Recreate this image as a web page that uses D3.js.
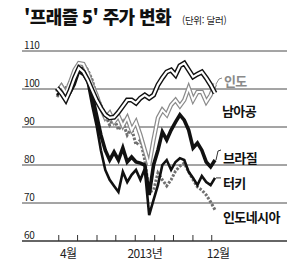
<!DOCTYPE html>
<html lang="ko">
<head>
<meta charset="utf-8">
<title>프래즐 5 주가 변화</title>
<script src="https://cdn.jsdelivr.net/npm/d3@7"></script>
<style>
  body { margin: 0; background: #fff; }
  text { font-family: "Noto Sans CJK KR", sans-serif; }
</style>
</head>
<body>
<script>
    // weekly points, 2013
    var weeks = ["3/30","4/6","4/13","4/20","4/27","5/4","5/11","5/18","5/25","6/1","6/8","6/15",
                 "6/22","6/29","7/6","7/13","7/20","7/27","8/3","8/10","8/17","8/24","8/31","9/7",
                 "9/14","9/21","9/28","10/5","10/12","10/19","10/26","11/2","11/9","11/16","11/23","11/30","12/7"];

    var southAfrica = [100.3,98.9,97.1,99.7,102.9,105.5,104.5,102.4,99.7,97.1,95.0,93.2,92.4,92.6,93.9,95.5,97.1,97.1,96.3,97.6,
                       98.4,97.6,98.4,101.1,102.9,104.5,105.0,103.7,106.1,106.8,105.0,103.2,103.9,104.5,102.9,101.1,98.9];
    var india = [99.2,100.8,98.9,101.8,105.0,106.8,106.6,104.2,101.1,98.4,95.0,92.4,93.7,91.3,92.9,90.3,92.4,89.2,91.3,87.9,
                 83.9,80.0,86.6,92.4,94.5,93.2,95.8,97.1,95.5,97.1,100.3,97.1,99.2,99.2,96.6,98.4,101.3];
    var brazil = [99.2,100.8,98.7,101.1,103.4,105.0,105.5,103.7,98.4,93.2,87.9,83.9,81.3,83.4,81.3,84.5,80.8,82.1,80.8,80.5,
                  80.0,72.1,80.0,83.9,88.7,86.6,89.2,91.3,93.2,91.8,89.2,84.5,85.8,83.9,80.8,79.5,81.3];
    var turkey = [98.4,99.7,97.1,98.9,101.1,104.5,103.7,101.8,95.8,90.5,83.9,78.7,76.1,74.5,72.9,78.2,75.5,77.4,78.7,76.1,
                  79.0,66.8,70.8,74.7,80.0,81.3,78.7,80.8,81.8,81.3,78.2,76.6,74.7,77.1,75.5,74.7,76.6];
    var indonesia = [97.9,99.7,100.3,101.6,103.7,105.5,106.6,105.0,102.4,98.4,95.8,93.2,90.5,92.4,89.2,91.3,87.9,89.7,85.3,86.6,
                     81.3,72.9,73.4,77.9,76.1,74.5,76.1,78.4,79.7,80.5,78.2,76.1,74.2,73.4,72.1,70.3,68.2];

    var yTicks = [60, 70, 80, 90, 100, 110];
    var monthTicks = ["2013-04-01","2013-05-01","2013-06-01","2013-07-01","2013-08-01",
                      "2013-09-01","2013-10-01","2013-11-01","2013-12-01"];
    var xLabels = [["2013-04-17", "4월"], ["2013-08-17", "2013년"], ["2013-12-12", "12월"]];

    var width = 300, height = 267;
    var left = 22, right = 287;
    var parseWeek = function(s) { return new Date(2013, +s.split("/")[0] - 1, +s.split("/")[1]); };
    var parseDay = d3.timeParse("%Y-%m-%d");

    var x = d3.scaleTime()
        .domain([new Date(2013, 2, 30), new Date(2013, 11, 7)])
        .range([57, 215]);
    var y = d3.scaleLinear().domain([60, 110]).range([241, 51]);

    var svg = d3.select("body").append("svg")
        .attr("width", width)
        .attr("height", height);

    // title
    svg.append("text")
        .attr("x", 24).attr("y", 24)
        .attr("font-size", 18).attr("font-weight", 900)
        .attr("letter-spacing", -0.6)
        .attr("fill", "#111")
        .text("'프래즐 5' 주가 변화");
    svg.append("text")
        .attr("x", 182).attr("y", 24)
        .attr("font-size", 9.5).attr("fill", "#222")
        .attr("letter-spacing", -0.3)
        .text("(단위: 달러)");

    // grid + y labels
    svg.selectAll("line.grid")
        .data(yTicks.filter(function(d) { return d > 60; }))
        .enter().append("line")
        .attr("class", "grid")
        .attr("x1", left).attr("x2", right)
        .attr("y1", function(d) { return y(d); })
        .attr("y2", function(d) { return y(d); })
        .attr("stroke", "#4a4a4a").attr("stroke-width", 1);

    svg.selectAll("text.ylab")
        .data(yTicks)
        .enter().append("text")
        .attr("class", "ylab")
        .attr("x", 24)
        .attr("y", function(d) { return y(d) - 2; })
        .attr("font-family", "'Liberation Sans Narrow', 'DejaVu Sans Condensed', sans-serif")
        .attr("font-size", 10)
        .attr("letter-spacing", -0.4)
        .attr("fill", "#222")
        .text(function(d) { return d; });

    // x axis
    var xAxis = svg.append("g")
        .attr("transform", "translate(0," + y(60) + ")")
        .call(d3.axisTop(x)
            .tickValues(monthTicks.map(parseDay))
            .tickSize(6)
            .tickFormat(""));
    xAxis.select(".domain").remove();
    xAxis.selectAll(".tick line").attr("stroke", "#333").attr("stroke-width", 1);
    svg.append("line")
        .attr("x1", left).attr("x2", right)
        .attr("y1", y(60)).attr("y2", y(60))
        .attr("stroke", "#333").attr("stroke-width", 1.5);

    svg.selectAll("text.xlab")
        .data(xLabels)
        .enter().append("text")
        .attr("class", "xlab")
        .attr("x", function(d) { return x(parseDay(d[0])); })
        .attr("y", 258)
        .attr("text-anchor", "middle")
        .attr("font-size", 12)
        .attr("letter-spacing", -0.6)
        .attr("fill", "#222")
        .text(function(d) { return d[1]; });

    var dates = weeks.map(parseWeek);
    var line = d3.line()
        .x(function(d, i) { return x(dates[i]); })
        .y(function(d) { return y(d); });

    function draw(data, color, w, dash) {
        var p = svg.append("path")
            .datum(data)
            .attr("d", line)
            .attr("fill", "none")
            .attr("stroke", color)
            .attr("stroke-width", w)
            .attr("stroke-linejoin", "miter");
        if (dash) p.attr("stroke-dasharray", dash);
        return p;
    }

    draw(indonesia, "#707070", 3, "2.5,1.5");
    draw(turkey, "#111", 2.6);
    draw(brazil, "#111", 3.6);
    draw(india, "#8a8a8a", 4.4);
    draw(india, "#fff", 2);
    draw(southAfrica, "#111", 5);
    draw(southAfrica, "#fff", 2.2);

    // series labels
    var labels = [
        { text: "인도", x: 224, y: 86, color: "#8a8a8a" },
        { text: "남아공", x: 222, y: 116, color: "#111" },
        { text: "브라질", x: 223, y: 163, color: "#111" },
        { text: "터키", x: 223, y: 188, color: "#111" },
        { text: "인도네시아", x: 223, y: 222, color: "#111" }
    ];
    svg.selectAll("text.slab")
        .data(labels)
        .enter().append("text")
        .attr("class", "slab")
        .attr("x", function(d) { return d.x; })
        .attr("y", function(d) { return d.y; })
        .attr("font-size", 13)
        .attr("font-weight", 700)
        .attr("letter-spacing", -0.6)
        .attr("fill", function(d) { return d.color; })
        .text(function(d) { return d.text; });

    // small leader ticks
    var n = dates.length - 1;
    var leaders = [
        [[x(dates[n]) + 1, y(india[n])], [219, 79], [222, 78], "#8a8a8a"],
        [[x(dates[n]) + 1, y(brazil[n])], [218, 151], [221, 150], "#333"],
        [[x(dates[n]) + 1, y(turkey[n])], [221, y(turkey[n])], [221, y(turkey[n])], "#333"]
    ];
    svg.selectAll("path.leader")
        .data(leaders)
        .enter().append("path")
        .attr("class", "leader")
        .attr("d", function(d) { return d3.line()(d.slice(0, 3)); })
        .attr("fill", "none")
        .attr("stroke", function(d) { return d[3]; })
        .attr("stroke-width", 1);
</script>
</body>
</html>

————

Return the listing above in full and without alteration, excluding its pictures.

§ **Task response**:
Recreate this image as a web page that uses D3.js.
<!DOCTYPE html>
<html lang="ko">
<head>
<meta charset="utf-8">
<title>프래즐 5 주가 변화</title>
<script src="https://cdn.jsdelivr.net/npm/d3@7"></script>
<style>
  body { margin: 0; background: #fff; }
  text { font-family: "Noto Sans CJK KR", sans-serif; }
</style>
</head>
<body>
<script>
    // weekly points, 2013
    var weeks = ["3/30","4/6","4/13","4/20","4/27","5/4","5/11","5/18","5/25","6/1","6/8","6/15",
                 "6/22","6/29","7/6","7/13","7/20","7/27","8/3","8/10","8/17","8/24","8/31","9/7",
                 "9/14","9/21","9/28","10/5","10/12","10/19","10/26","11/2","11/9","11/16","11/23","11/30","12/7"];

    var southAfrica = [100.3,98.9,97.1,99.7,102.9,105.5,104.5,102.4,99.7,97.1,95.0,93.2,92.4,92.6,93.9,95.5,97.1,97.1,96.3,97.6,
                       98.4,97.6,98.4,101.1,102.9,104.5,105.0,103.7,106.1,106.8,105.0,103.2,103.9,104.5,102.9,101.1,98.9];
    var india = [99.2,100.8,98.9,101.8,105.0,106.8,106.6,104.2,101.1,98.4,95.0,92.4,93.7,91.3,92.9,90.3,92.4,89.2,91.3,87.9,
                 83.9,80.0,86.6,92.4,94.5,93.2,95.8,97.1,95.5,97.1,100.3,97.1,99.2,99.2,96.6,98.4,101.3];
    var brazil = [99.2,100.8,98.7,101.1,103.4,105.0,105.5,103.7,98.4,93.2,87.9,83.9,81.3,83.4,81.3,84.5,80.8,82.1,80.8,80.5,
                  80.0,72.1,80.0,83.9,88.7,86.6,89.2,91.3,93.2,91.8,89.2,84.5,85.8,83.9,80.8,79.5,81.3];
    var turkey = [98.4,99.7,97.1,98.9,101.1,104.5,103.7,101.8,95.8,90.5,83.9,78.7,76.1,74.5,72.9,78.2,75.5,77.4,78.7,76.1,
                  79.0,66.8,70.8,74.7,80.0,81.3,78.7,80.8,81.8,81.3,78.2,76.6,74.7,77.1,75.5,74.7,76.6];
    var indonesia = [97.9,99.7,100.3,101.6,103.7,105.5,106.6,105.0,102.4,98.4,95.8,93.2,90.5,92.4,89.2,91.3,87.9,89.7,85.3,86.6,
                     81.3,72.9,73.4,77.9,76.1,74.5,76.1,78.4,79.7,80.5,78.2,76.1,74.2,73.4,72.1,70.3,68.2];

    var yTicks = [60, 70, 80, 90, 100, 110];
    var monthTicks = ["2013-04-01","2013-05-01","2013-06-01","2013-07-01","2013-08-01",
                      "2013-09-01","2013-10-01","2013-11-01","2013-12-01"];
    var xLabels = [["2013-04-17", "4월"], ["2013-08-17", "2013년"], ["2013-12-12", "12월"]];

    var width = 300, height = 267;
    var left = 22, right = 287;
    var parseWeek = function(s) { return new Date(2013, +s.split("/")[0] - 1, +s.split("/")[1]); };
    var parseDay = d3.timeParse("%Y-%m-%d");

    var x = d3.scaleTime()
        .domain([new Date(2013, 2, 30), new Date(2013, 11, 7)])
        .range([57, 215]);
    var y = d3.scaleLinear().domain([60, 110]).range([241, 51]);

    var svg = d3.select("body").append("svg")
        .attr("width", width)
        .attr("height", height);

    // title
    svg.append("text")
        .attr("x", 24).attr("y", 24)
        .attr("font-size", 18).attr("font-weight", 900)
        .attr("letter-spacing", -0.6)
        .attr("fill", "#111")
        .text("'프래즐 5' 주가 변화");
    svg.append("text")
        .attr("x", 182).attr("y", 24)
        .attr("font-size", 9.5).attr("fill", "#222")
        .attr("letter-spacing", -0.3)
        .text("(단위: 달러)");

    // grid + y labels
    svg.selectAll("line.grid")
        .data(yTicks.filter(function(d) { return d > 60; }))
        .enter().append("line")
        .attr("class", "grid")
        .attr("x1", left).attr("x2", right)
        .attr("y1", function(d) { return y(d); })
        .attr("y2", function(d) { return y(d); })
        .attr("stroke", "#4a4a4a").attr("stroke-width", 1);

    svg.selectAll("text.ylab")
        .data(yTicks)
        .enter().append("text")
        .attr("class", "ylab")
        .attr("x", 24)
        .attr("y", function(d) { return y(d) - 2; })
        .attr("font-family", "'Liberation Sans Narrow', 'DejaVu Sans Condensed', sans-serif")
        .attr("font-size", 10)
        .attr("letter-spacing", -0.4)
        .attr("fill", "#222")
        .text(function(d) { return d; });

    // x axis
    var xAxis = svg.append("g")
        .attr("transform", "translate(0," + y(60) + ")")
        .call(d3.axisTop(x)
            .tickValues(monthTicks.map(parseDay))
            .tickSize(6)
            .tickFormat(""));
    xAxis.select(".domain").remove();
    xAxis.selectAll(".tick line").attr("stroke", "#333").attr("stroke-width", 1);
    svg.append("line")
        .attr("x1", left).attr("x2", right)
        .attr("y1", y(60)).attr("y2", y(60))
        .attr("stroke", "#333").attr("stroke-width", 1.5);

    svg.selectAll("text.xlab")
        .data(xLabels)
        .enter().append("text")
        .attr("class", "xlab")
        .attr("x", function(d) { return x(parseDay(d[0])); })
        .attr("y", 258)
        .attr("text-anchor", "middle")
        .attr("font-size", 12)
        .attr("letter-spacing", -0.6)
        .attr("fill", "#222")
        .text(function(d) { return d[1]; });

    var dates = weeks.map(parseWeek);
    var line = d3.line()
        .x(function(d, i) { return x(dates[i]); })
        .y(function(d) { return y(d); });

    function draw(data, color, w, dash) {
        var p = svg.append("path")
            .datum(data)
            .attr("d", line)
            .attr("fill", "none")
            .attr("stroke", color)
            .attr("stroke-width", w)
            .attr("stroke-linejoin", "miter");
        if (dash) p.attr("stroke-dasharray", dash);
        return p;
    }

    draw(indonesia, "#707070", 3, "2.5,1.5");
    draw(turkey, "#111", 2.6);
    draw(brazil, "#111", 3.6);
    draw(india, "#8a8a8a", 4.4);
    draw(india, "#fff", 2);
    draw(southAfrica, "#111", 5);
    draw(southAfrica, "#fff", 2.2);

    // series labels
    var labels = [
        { text: "인도", x: 224, y: 86, color: "#8a8a8a" },
        { text: "남아공", x: 222, y: 116, color: "#111" },
        { text: "브라질", x: 223, y: 163, color: "#111" },
        { text: "터키", x: 223, y: 188, color: "#111" },
        { text: "인도네시아", x: 223, y: 222, color: "#111" }
    ];
    svg.selectAll("text.slab")
        .data(labels)
        .enter().append("text")
        .attr("class", "slab")
        .attr("x", function(d) { return d.x; })
        .attr("y", function(d) { return d.y; })
        .attr("font-size", 13)
        .attr("font-weight", 700)
        .attr("letter-spacing", -0.6)
        .attr("fill", function(d) { return d.color; })
        .text(function(d) { return d.text; });

    // small leader ticks
    var n = dates.length - 1;
    var leaders = [
        [[x(dates[n]) + 1, y(india[n])], [219, 79], [222, 78], "#8a8a8a"],
        [[x(dates[n]) + 1, y(brazil[n])], [218, 151], [221, 150], "#333"],
        [[x(dates[n]) + 1, y(turkey[n])], [221, y(turkey[n])], [221, y(turkey[n])], "#333"]
    ];
    svg.selectAll("path.leader")
        .data(leaders)
        .enter().append("path")
        .attr("class", "leader")
        .attr("d", function(d) { return d3.line()(d.slice(0, 3)); })
        .attr("fill", "none")
        .attr("stroke", function(d) { return d[3]; })
        .attr("stroke-width", 1);
</script>
</body>
</html>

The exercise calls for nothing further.